Instructions to follow => All lines in the data bearing the string "matplotlib" should be identified and copied.

══════

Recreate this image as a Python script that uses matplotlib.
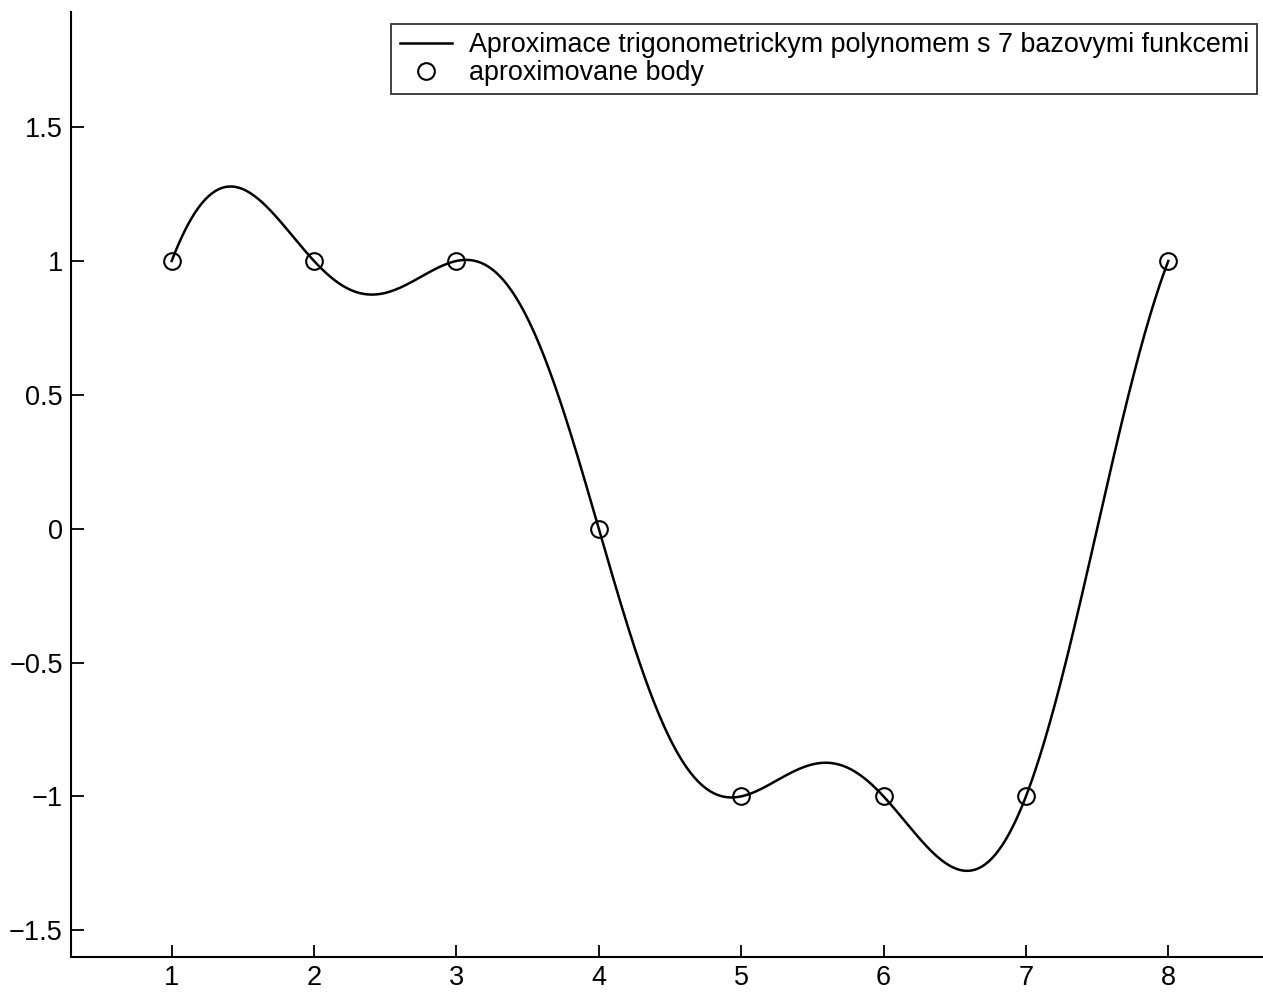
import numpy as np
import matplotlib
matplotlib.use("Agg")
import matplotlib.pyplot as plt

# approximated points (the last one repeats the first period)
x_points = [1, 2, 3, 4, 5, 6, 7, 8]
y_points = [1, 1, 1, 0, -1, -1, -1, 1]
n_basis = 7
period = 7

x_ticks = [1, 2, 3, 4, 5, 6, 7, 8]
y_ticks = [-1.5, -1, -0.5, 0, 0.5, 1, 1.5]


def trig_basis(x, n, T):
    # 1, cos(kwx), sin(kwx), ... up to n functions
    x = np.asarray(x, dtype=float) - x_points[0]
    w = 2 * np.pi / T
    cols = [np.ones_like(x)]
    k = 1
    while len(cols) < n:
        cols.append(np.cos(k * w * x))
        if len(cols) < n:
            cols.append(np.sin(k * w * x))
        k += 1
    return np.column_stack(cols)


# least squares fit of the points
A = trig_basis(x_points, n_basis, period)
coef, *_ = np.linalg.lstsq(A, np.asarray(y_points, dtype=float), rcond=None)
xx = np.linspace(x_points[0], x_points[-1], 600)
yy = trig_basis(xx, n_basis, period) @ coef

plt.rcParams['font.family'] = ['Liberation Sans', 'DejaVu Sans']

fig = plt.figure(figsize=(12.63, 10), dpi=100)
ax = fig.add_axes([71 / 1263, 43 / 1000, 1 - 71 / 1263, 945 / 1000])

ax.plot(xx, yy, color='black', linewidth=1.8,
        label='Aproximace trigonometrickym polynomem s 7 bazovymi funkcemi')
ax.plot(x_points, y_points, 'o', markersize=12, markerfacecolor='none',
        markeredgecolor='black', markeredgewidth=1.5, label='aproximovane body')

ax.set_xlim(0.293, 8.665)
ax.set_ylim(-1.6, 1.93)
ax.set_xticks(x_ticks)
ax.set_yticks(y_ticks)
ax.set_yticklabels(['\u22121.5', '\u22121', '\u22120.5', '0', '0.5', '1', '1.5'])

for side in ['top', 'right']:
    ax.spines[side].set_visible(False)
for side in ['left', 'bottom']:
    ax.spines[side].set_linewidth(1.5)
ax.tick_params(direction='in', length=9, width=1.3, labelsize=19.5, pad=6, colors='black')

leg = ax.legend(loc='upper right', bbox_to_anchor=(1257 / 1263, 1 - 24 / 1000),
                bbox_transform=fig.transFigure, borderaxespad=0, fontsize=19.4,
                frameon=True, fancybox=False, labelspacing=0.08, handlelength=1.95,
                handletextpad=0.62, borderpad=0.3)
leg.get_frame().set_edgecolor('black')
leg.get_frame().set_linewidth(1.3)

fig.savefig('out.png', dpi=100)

══════

Correct result =>
Recreate this image as a Python script that uses matplotlib.
import matplotlib
matplotlib.use("Agg")
import matplotlib.pyplot as plt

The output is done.